** Begin **

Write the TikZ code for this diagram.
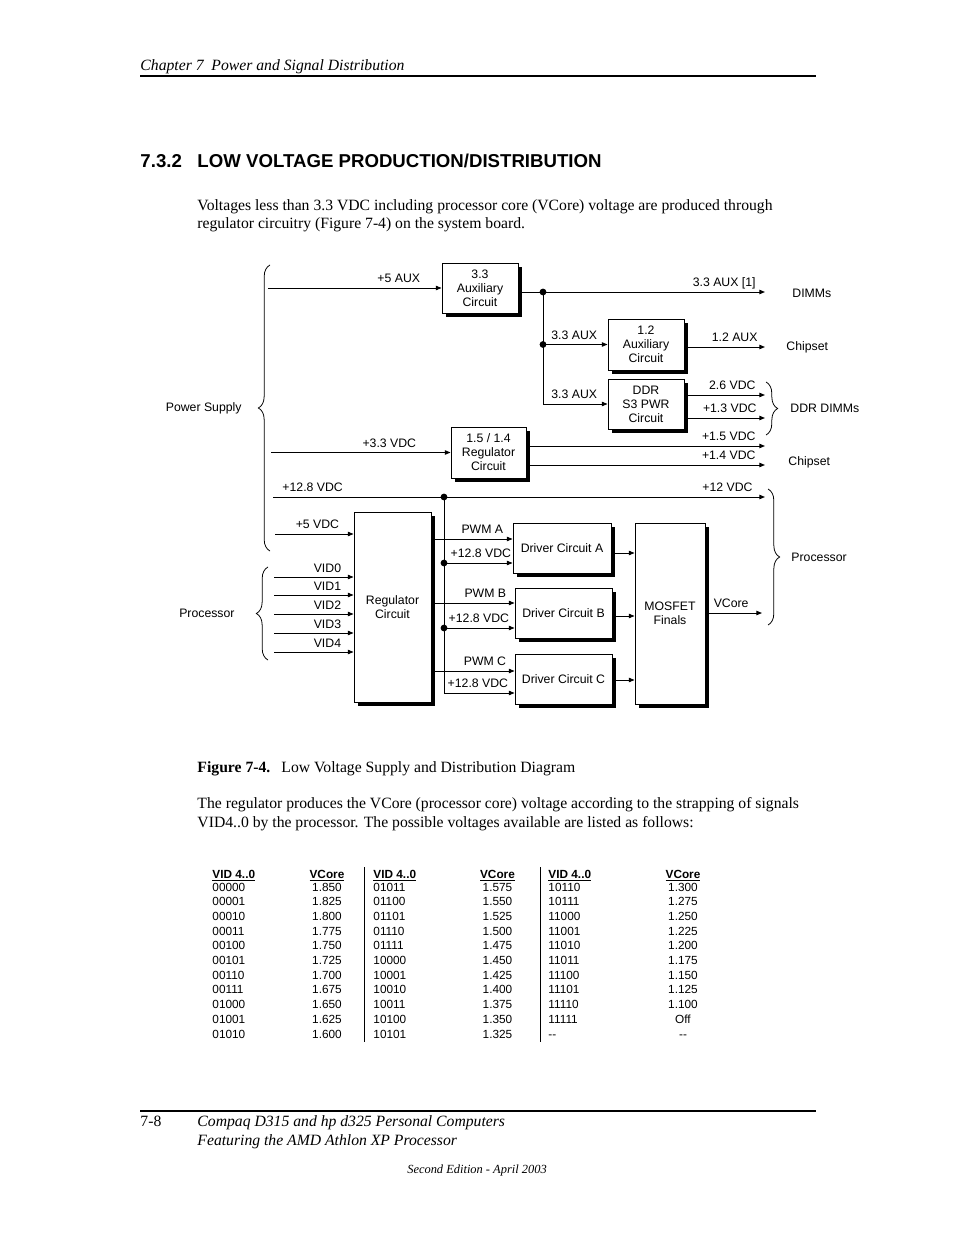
\documentclass[tikz,border=0pt]{standalone}
\usepackage{fontspec}
\setmainfont{Liberation Serif}
\setsansfont{Liberation Sans}
\usetikzlibrary{arrows.meta,shadows,decorations.pathreplacing}

\newlength\pxu
\setlength\pxu{0.6439pt}
\newcommand\dgfont{\sffamily\fontsize{7.9}{9}\selectfont}
\newcommand\tabfont{\sffamily\fontsize{7.6}{9}\selectfont}

\begin{document}
\begin{tikzpicture}[x=\pxu,y=-\pxu,>={Triangle[length=3.6pt,width=2.8pt]},line width=0.6pt,
    block/.style={draw,fill=white,align=center,inner sep=0pt,font=\dgfont,
        drop shadow={shadow xshift=2.6pt,shadow yshift=-2.6pt,fill=black,opacity=1}},
    boxsize/.style 2 args={minimum width=#1*\pxu,minimum height=#2*\pxu},
    lbl/.style={font=\dgfont,inner sep=0pt,anchor=base east,yshift=3.5pt},
    side/.style={font=\dgfont,inner sep=0pt},
    curly/.style={decorate,decoration={brace,amplitude=7.5pt},line width=0.5pt},
    txt/.style={inner sep=0pt,anchor=base west,font=\fontsize{10.1}{12}\selectfont},
    tab/.style={inner sep=0pt,font=\tabfont}]
    \fill[white] (0,0) rectangle (954,1235);
    \useasboundingbox (0,0) rectangle (954,1235);

    % page header
    \node[txt,font=\itshape\fontsize{10.1}{12}\selectfont] (chap) at (140,70.5) {Chapter 7\ \ Power and Signal Distribution};
    \draw[line width=1.3pt] (140,76) -- (816,76);
    \node[txt,font=\sffamily\bfseries\fontsize{12}{14}\selectfont] (secnum) at (140,168) {7.3.2};
    \node[txt,font=\sffamily\bfseries\fontsize{12}{14}\selectfont] (sectitle) at (197,168) {LOW VOLTAGE PRODUCTION/DISTRIBUTION};
    \node[txt] (para1a) at (197,210.5) {Voltages less than 3.3 VDC including processor core (VCore) voltage are produced through};
    \node[txt] (para1b) at (197,228.5) {regulator circuitry (Figure 7-4) on the system board.};

    % blocks
    \node[block,boxsize={76}{50}] (aux33) at (480,288) {3.3\\Auxiliary\\Circuit};
    \node[block,boxsize={76}{51}] (aux12) at (646,344.5) {1.2\\Auxiliary\\Circuit};
    \node[block,boxsize={76}{50}] (ddr) at (646,404) {DDR\\S3 PWR\\Circuit};
    \node[block,boxsize={75}{51}] (reg15) at (488.5,452.5) {1.5 / 1.4\\Regulator\\Circuit};
    \node[block,boxsize={77}{190}] (regc) at (392.5,607) {Regulator\\Circuit};
    \node[block,boxsize={98}{50}] (drva) at (562,548) {Driver Circuit A};
    \node[block,boxsize={97}{50}] (drvb) at (563.5,613) {Driver Circuit B};
    \node[block,boxsize={97}{50}] (drvc) at (563.5,679) {Driver Circuit C};
    \node[block,boxsize={70}{181}] (mosfet) at (670,613.5) {MOSFET\\Finals};

    % line ends and junctions
    \coordinate (in5aux) at (268,288);
    \coordinate (in33) at (271,452.5);
    \coordinate (in128) at (273,497);
    \coordinate (in5v) at (275,534);
    \coordinate (j1) at (543,292);
    \coordinate (j2) at (543,344.5);
    \coordinate (j3) at (444,497);
    \coordinate (j4) at (444,563);
    \coordinate (j5) at (444,628);
    \coordinate (j6) at (444,693);
    \coordinate (dimm) at (765,292);
    \coordinate (chip12) at (765,347);
    \coordinate (ddr26) at (765,395);
    \coordinate (ddr13) at (765,418);
    \coordinate (chip15) at (765,446);
    \coordinate (chip14) at (765,465);
    \coordinate (proc12) at (765,497);
    \coordinate (vcore) at (762,613);
    \coordinate (pwma) at (0,539);
    \coordinate (pwmb) at (0,603);
    \coordinate (pwmc) at (0,671);
    \coordinate (outa) at (0,553);
    \coordinate (outb) at (0,616);
    \coordinate (outc) at (0,680);

    % supply side
    \draw[->] (in5aux) -- node[lbl,at end,xshift=-21*\pxu] {+5 AUX} (aux33.west);
    \draw[->] (aux33.east |- j1) -- node[lbl,at end,xshift=-9*\pxu] {3.3 AUX [1]} (dimm);
    \draw[->] (j2) -- node[lbl,at end,xshift=-10*\pxu] {3.3 AUX} (aux12.west);
    \draw[->] (j1) |- node[lbl,at end,xshift=-10*\pxu] {3.3 AUX} (ddr.west);
    \draw[->] (aux12.east |- chip12) -- node[lbl,at end,xshift=-7*\pxu] {1.2 AUX} (chip12);
    \draw[->] (ddr.east |- ddr26) -- node[lbl,at end,xshift=-9*\pxu] {2.6 VDC} (ddr26);
    \draw[->] (ddr.east |- ddr13) -- node[lbl,at end,xshift=-8*\pxu] {+1.3 VDC} (ddr13);
    \draw[->] (in33) -- node[lbl,at end,xshift=-34*\pxu] {+3.3 VDC} (reg15.west);
    \draw[->] (reg15.east |- chip15) -- node[lbl,at end,xshift=-9*\pxu] {+1.5 VDC} (chip15);
    \draw[->] (reg15.east |- chip14) -- node[lbl,at end,xshift=-9*\pxu] {+1.4 VDC} (chip14);
    \draw[->] (in128) -- node[lbl,at start,anchor=base west,xshift=9*\pxu] {+12.8 VDC}
        node[lbl,at end,xshift=-12*\pxu] {+12 VDC} (proc12);
    \draw[->] (in5v) -- node[lbl,at end,xshift=-14*\pxu] {+5 VDC} (regc.west |- in5v);
    \foreach \y [count=\i from 0] in {577,595,614,633,652} {
        \coordinate (vid\i) at (274,\y);
        \draw[->] (vid\i) -- node[lbl,at end,xshift=-12*\pxu,yshift=-0.6pt] {VID\i} (regc.west |- vid\i);
    }

    % regulator to drivers
    \draw (j3) -- (j6);
    \draw[->] (regc.east |- pwma) -- node[lbl,at end,xshift=-9*\pxu] {PWM A} (drva.west |- pwma);
    \draw[->] (j4) -- node[lbl,at end,xshift=-1*\pxu] {+12.8 VDC} (drva.west |- j4);
    \draw[->] (regc.east |- pwmb) -- node[lbl,at end,xshift=-8*\pxu] {PWM B} (drvb.west |- pwmb);
    \draw[->] (j5) -- node[lbl,at end,xshift=-5*\pxu] {+12.8 VDC} (drvb.west |- j5);
    \draw[->] (regc.east |- pwmc) -- node[lbl,at end,xshift=-8*\pxu] {PWM C} (drvc.west |- pwmc);
    \draw[->] (j6) -- node[lbl,at end,xshift=-6*\pxu] {+12.8 VDC} (drvc.west |- j6);
    \draw[->] (drva.east |- outa) -- (mosfet.west |- outa);
    \draw[->] (drvb.east |- outb) -- (mosfet.west |- outb);
    \draw[->] (drvc.east |- outc) -- (mosfet.west |- outc);
    \draw[->] (mosfet.east |- vcore) -- node[lbl,at end,xshift=-13*\pxu] {VCore} (vcore);
    \foreach \j in {j1,j2,j3,j4,j5}
        \fill (\j) circle (3.4);

    % braces and destinations
    \draw[curly] (270,551) -- (270,265);
    \draw[curly] (268,660) -- (268,567);
    \draw[curly] (766,382) -- (766,435);
    \draw[curly] (768,489) -- (768,625);
    \node[side,anchor=east] (pwrsup) at (242,408) {Power Supply};
    \node[side,anchor=east] (procin) at (235,613.5) {Processor};
    \node[side,anchor=west] (dimms) at (792,293) {DIMMs};
    \node[side,anchor=west] (chipa) at (786,347) {Chipset};
    \node[side,anchor=west] (ddrdimms) at (790,408.5) {DDR DIMMs};
    \node[side,anchor=west] (chipb) at (788,462) {Chipset};
    \node[side,anchor=west] (procout) at (791,557) {Processor};

    % caption and text
    \node[txt,font=\bfseries\fontsize{10.1}{12}\selectfont] (capnum) at (197,772.5) {Figure 7-4.};
    \node[txt] (captext) at (281,772.5) {Low Voltage Supply and Distribution Diagram};
    \node[txt] (para2a) at (197,808.5) {The regulator produces the VCore (processor core) voltage according to the strapping of signals};
    \node[txt] (para2b) at (197,827.5) {VID4..0 by the processor. The possible voltages available are listed as follows:};

    % VID table
    \foreach \x/\c in {212/327,373/497.5,548/683} {
        \node[tab,anchor=base west,font=\tabfont\bfseries] at (\x,878) {\underline{VID 4..0}};
        \node[tab,anchor=base,font=\tabfont\bfseries] at (\c,878) {\underline{VCore}};
    }
    \foreach \v/\c [count=\i from 0] in {00000/1.850,00001/1.825,00010/1.800,00011/1.775,00100/1.750,
        00101/1.725,00110/1.700,00111/1.675,01000/1.650,01001/1.625,01010/1.600} {
        \node[tab,anchor=base west] (vida\i) at (212,{891+14.7*\i}) {\v};
        \node[tab,anchor=base] (vca\i) at (327,{891+14.7*\i}) {\c};
    }
    \foreach \v/\c [count=\i from 0] in {01011/1.575,01100/1.550,01101/1.525,01110/1.500,01111/1.475,
        10000/1.450,10001/1.425,10010/1.400,10011/1.375,10100/1.350,10101/1.325} {
        \node[tab,anchor=base west] (vidb\i) at (373,{891+14.7*\i}) {\v};
        \node[tab,anchor=base] (vcb\i) at (497.5,{891+14.7*\i}) {\c};
    }
    \foreach \v/\c [count=\i from 0] in {10110/1.300,10111/1.275,11000/1.250,11001/1.225,11010/1.200,
        11011/1.175,11100/1.150,11101/1.125,11110/1.100,11111/Off} {
        \node[tab,anchor=base west] (vidc\i) at (548,{891+14.7*\i}) {\v};
        \node[tab,anchor=base] (vcc\i) at (683,{891+14.7*\i}) {\c};
    }
    \node[tab,anchor=base west] (vidc10) at (548,1038) {-{}-};
    \node[tab,anchor=base] (vcc10) at (683,1038) {-{}-};
    \draw (364,867) -- (364,1042);
    \draw (540,867) -- (540,1042);

    % page footer
    \draw[line width=1pt] (140,1111) -- (816,1111);
    \node[txt] (pageno) at (140,1126) {7-8};
    \node[txt,font=\itshape\fontsize{10.1}{12}\selectfont] (foota) at (197,1126) {Compaq D315 and hp d325 Personal Computers};
    \node[txt,font=\itshape\fontsize{10.1}{12}\selectfont] (footb) at (197,1145) {Featuring the AMD Athlon XP Processor};
    \node[txt,anchor=base,font=\itshape\fontsize{8}{10}\selectfont] (edition) at (477,1173) {Second Edition - April 2003};
\end{tikzpicture}
\end{document}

** End **

## The exercise
Repeat only the lines from the beginning of the material through the line containing "(para1b) at (197,228.5)", both ends kept, leaving pictures out.

## Reply to the exercise
Write the TikZ code for this diagram.
\documentclass[tikz,border=0pt]{standalone}
\usepackage{fontspec}
\setmainfont{Liberation Serif}
\setsansfont{Liberation Sans}
\usetikzlibrary{arrows.meta,shadows,decorations.pathreplacing}

\newlength\pxu
\setlength\pxu{0.6439pt}
\newcommand\dgfont{\sffamily\fontsize{7.9}{9}\selectfont}
\newcommand\tabfont{\sffamily\fontsize{7.6}{9}\selectfont}

\begin{document}
\begin{tikzpicture}[x=\pxu,y=-\pxu,>={Triangle[length=3.6pt,width=2.8pt]},line width=0.6pt,
    block/.style={draw,fill=white,align=center,inner sep=0pt,font=\dgfont,
        drop shadow={shadow xshift=2.6pt,shadow yshift=-2.6pt,fill=black,opacity=1}},
    boxsize/.style 2 args={minimum width=#1*\pxu,minimum height=#2*\pxu},
    lbl/.style={font=\dgfont,inner sep=0pt,anchor=base east,yshift=3.5pt},
    side/.style={font=\dgfont,inner sep=0pt},
    curly/.style={decorate,decoration={brace,amplitude=7.5pt},line width=0.5pt},
    txt/.style={inner sep=0pt,anchor=base west,font=\fontsize{10.1}{12}\selectfont},
    tab/.style={inner sep=0pt,font=\tabfont}]
    \fill[white] (0,0) rectangle (954,1235);
    \useasboundingbox (0,0) rectangle (954,1235);

    % page header
    \node[txt,font=\itshape\fontsize{10.1}{12}\selectfont] (chap) at (140,70.5) {Chapter 7\ \ Power and Signal Distribution};
    \draw[line width=1.3pt] (140,76) -- (816,76);
    \node[txt,font=\sffamily\bfseries\fontsize{12}{14}\selectfont] (secnum) at (140,168) {7.3.2};
    \node[txt,font=\sffamily\bfseries\fontsize{12}{14}\selectfont] (sectitle) at (197,168) {LOW VOLTAGE PRODUCTION/DISTRIBUTION};
    \node[txt] (para1a) at (197,210.5) {Voltages less than 3.3 VDC including processor core (VCore) voltage are produced through};
    \node[txt] (para1b) at (197,228.5) {regulator circuitry (Figure 7-4) on the system board.};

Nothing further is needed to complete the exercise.